#### Stored data entries:
+-------+
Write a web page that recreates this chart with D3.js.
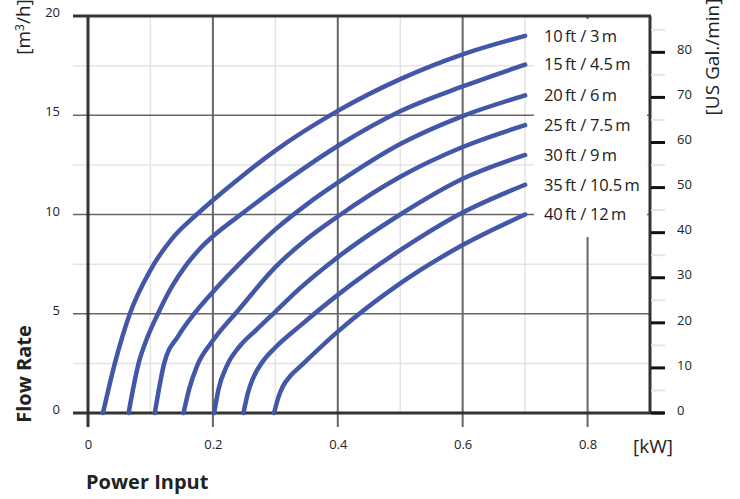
<!DOCTYPE html>
<html>
<head>
<meta charset="utf-8">
<script src="https://cdn.jsdelivr.net/npm/d3@7"></script>
<style>
body { margin: 0; background: #fff; }
svg text { font-family: "Open Sans", "Noto Sans", sans-serif; fill: #222; }
</style>
</head>
<body>
<svg id="chart" width="740" height="499"></svg>
<script>
// axis ticks
var xTicks = [0, 0.2, 0.4, 0.6, 0.8];
var xMinor = [0.1, 0.3, 0.5, 0.7];
var yTicks = [0, 5, 10, 15, 20];
var yMinor = [2.5, 7.5, 12.5, 17.5];
var gpmTicks = [0, 10, 20, 30, 40, 50, 60, 70, 80];
var gpmMinor = [5, 15, 25, 35, 45, 55, 65, 75, 85];

// pump curves: [power kW, flow m3/h]
var headLabels = ["10\u2009ft / 3\u2009m", "15\u2009ft / 4.5\u2009m", "20\u2009ft / 6\u2009m", "25\u2009ft / 7.5\u2009m",
                  "30\u2009ft / 9\u2009m", "35\u2009ft / 10.5\u2009m", "40\u2009ft / 12\u2009m"];
var ft10 = [[0.024,0],[0.043,2.5],[0.067,5],[0.1,7.2],[0.135,8.8],[0.174,10],[0.2,10.72],[0.25,12.02],[0.3,13.22],[0.4,15.22],[0.5,16.82],[0.6,18.07],[0.7,19]];
var ft15 = [[0.065,0],[0.081,2.5],[0.095,3.8],[0.112,5],[0.135,6.4],[0.156,7.4],[0.18,8.3],[0.2,8.9],[0.249,10.1],[0.3,11.3],[0.4,13.45],[0.5,15.2],[0.6,16.45],[0.7,17.55]];
var ft20 = [[0.107,0],[0.122,2.5],[0.145,3.9],[0.17,5],[0.2,6.1],[0.25,7.75],[0.3,9.25],[0.35,10.5],[0.4,11.6],[0.5,13.55],[0.6,14.96],[0.7,16]];
var ft25 = [[0.153,0],[0.162,1.2],[0.175,2.4],[0.2,3.65],[0.24,5.15],[0.3,7.35],[0.35,8.75],[0.4,9.9],[0.5,11.9],[0.6,13.4],[0.7,14.5]];
var ft30 = [[0.202,0],[0.209,1.2],[0.222,2.35],[0.244,3.4],[0.27,4.2],[0.3,5.1],[0.34,6.3],[0.4,7.85],[0.5,10],[0.6,11.8],[0.7,13]];
var ft35 = [[0.249,0],[0.256,1],[0.265,1.8],[0.28,2.6],[0.3,3.3],[0.34,4.4],[0.4,5.95],[0.5,8.2],[0.6,10.1],[0.7,11.5]];
var ft40 = [[0.298,0],[0.305,0.8],[0.312,1.33],[0.325,1.9],[0.34,2.35],[0.4,4.1],[0.5,6.53],[0.6,8.46],[0.7,10]];
var curves = [ft10, ft15, ft20, ft25, ft30, ft35, ft40];

var svg = d3.select("#chart");
var x = d3.scaleLinear().domain([0, 0.9]).range([88, 650]);
var y = d3.scaleLinear().domain([0, 20]).range([413, 16]);
var gpm = d3.scaleLinear().domain([0, 20 / 0.22712]).range([413, 16]);

var minorCol = "#e4e4e4", majorCol = "#666", frameCol = "#333";

// minor grid
svg.selectAll(".hmin").data(yMinor).enter().append("line")
    .attr("x1", 73).attr("x2", 650).attr("y1", d => y(d)).attr("y2", d => y(d))
    .attr("stroke", minorCol).attr("stroke-width", 1.5);
svg.selectAll(".vmin").data(xMinor).enter().append("line")
    .attr("x1", d => x(d)).attr("x2", d => x(d)).attr("y1", 16).attr("y2", 413)
    .attr("stroke", minorCol).attr("stroke-width", 1.5);

// major grid
svg.selectAll(".hmaj").data(yTicks).enter().append("line")
    .attr("x1", 73).attr("x2", 650).attr("y1", d => y(d)).attr("y2", d => y(d))
    .attr("stroke", majorCol).attr("stroke-width", 1.5);
svg.selectAll(".vmaj").data(xTicks).enter().append("line")
    .attr("x1", d => x(d)).attr("x2", d => x(d)).attr("y1", 16).attr("y2", 427)
    .attr("stroke", majorCol).attr("stroke-width", 2);

// white box behind the head labels
svg.append("rect").attr("x", 534).attr("y", 19).attr("width", 113).attr("height", 218).attr("fill", "#fff");

// frame
svg.append("line").attr("x1", 88).attr("x2", 88).attr("y1", 16).attr("y2", 427).attr("stroke", frameCol).attr("stroke-width", 3);
svg.append("line").attr("x1", 73).attr("x2", 651).attr("y1", 16).attr("y2", 16).attr("stroke", frameCol).attr("stroke-width", 3);
svg.append("line").attr("x1", 650).attr("x2", 650).attr("y1", 16).attr("y2", 413).attr("stroke", frameCol).attr("stroke-width", 3);
svg.append("line").attr("x1", 73).attr("x2", 664).attr("y1", 413).attr("y2", 413).attr("stroke", frameCol).attr("stroke-width", 3);

// right gpm ticks
svg.selectAll(".gmin").data(gpmMinor).enter().append("line")
    .attr("x1", 651).attr("x2", 665).attr("y1", d => gpm(d)).attr("y2", d => gpm(d))
    .attr("stroke", minorCol).attr("stroke-width", 2);
svg.selectAll(".gmaj").data(gpmTicks).enter().append("line")
    .attr("x1", 651).attr("x2", 665).attr("y1", d => gpm(d)).attr("y2", d => gpm(d))
    .attr("stroke", "#111").attr("stroke-width", 3);

// curves
var line = d3.line().x(d => x(d[0])).y(d => y(d[1])).curve(d3.curveMonotoneX);
svg.selectAll(".curve").data(curves).enter().append("path")
    .attr("d", line).attr("fill", "none").attr("stroke", "#4257a7")
    .attr("stroke-width", 4.5).attr("stroke-linecap", "round");

// head labels
svg.selectAll(".head").data(curves).enter().append("text")
    .attr("x", 544).attr("y", d => y(d[d.length - 1][1])).attr("dy", "0.35em")
    .attr("font-size", 16.5).attr("letter-spacing", -0.2).text((d, i) => headLabels[i]);

// tick labels via axes
var axL = svg.append("g").attr("transform", "translate(60,-3.5)")
    .call(d3.axisLeft(y).tickValues(yTicks).tickSize(0).tickPadding(0).tickFormat(d3.format("d")));
var axR = svg.append("g").attr("transform", "translate(677,-3)")
    .call(d3.axisRight(gpm).tickValues(gpmTicks).tickSize(0).tickPadding(0).tickFormat(d3.format("d")));
var axB = svg.append("g").attr("transform", "translate(0,440)")
    .call(d3.axisBottom(x).tickValues(xTicks).tickSize(0).tickPadding(0).tickFormat(d => d === 0 ? "0" : d3.format(".1f")(d)));
[axL, axR, axB].forEach(function(g) {
    g.select(".domain").remove();
    g.selectAll("text").attr("font-size", 13).attr("fill", "#222")
        .style("font-family", "'Open Sans','Noto Sans',sans-serif");
});

// units and titles
svg.append("text").attr("x", 673).attr("y", 453).attr("text-anchor", "end").attr("font-size", 19).text("[kW]");
svg.append("text").attr("transform", "translate(30,27) rotate(-90)").attr("text-anchor", "middle").attr("font-size", 19)
    .html("[m<tspan font-size='12' dy='-6'>3</tspan><tspan dy='6'>/h]</tspan>");
svg.append("text").attr("transform", "translate(719,57) rotate(-90)").attr("text-anchor", "middle").attr("font-size", 19)
    .text("[US Gal./min]");
svg.append("text").attr("transform", "translate(31,374) rotate(-90)").attr("text-anchor", "middle")
    .attr("font-size", 20).attr("font-weight", "bold").text("Flow Rate");
svg.append("text").attr("x", 86).attr("y", 489).attr("font-size", 20).attr("font-weight", "bold").text("Power Input");
</script>
</body>
</html>
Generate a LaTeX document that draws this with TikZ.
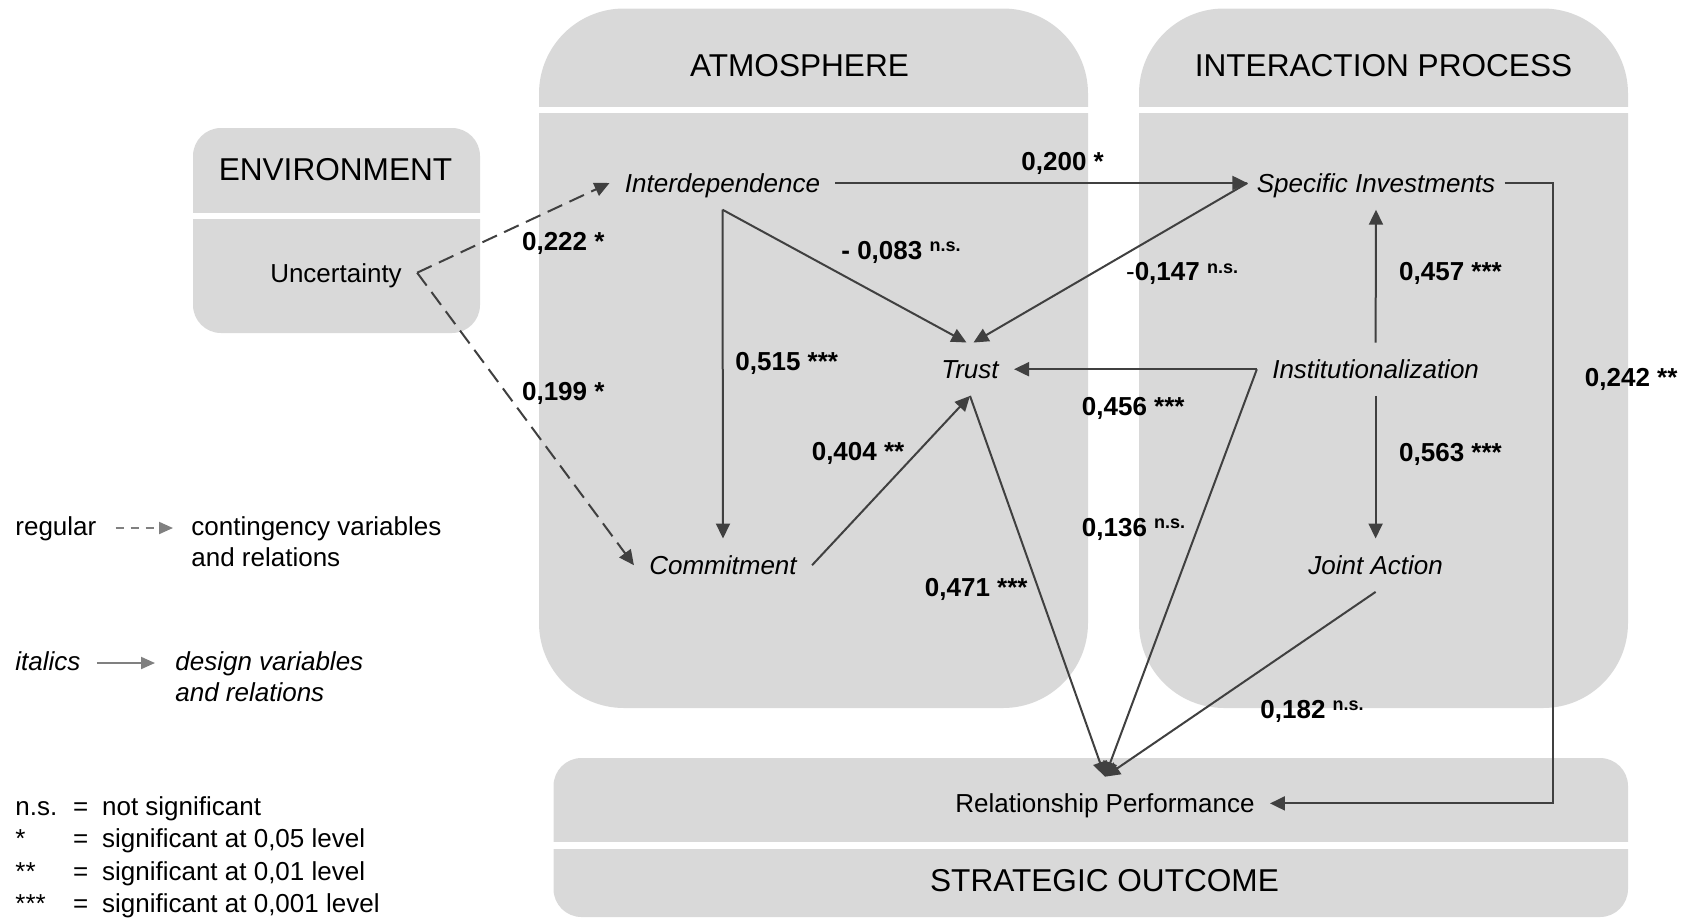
+-------+
#### What you need to do:
Set the lines above down again, word for word, from the first through the one containing "65, 75, 85];"; pictures excluded.

#### Result of this task:
Write a web page that recreates this chart with D3.js.
<!DOCTYPE html>
<html>
<head>
<meta charset="utf-8">
<script src="https://cdn.jsdelivr.net/npm/d3@7"></script>
<style>
body { margin: 0; background: #fff; }
svg text { font-family: "Open Sans", "Noto Sans", sans-serif; fill: #222; }
</style>
</head>
<body>
<svg id="chart" width="740" height="499"></svg>
<script>
// axis ticks
var xTicks = [0, 0.2, 0.4, 0.6, 0.8];
var xMinor = [0.1, 0.3, 0.5, 0.7];
var yTicks = [0, 5, 10, 15, 20];
var yMinor = [2.5, 7.5, 12.5, 17.5];
var gpmTicks = [0, 10, 20, 30, 40, 50, 60, 70, 80];
var gpmMinor = [5, 15, 25, 35, 45, 55, 65, 75, 85];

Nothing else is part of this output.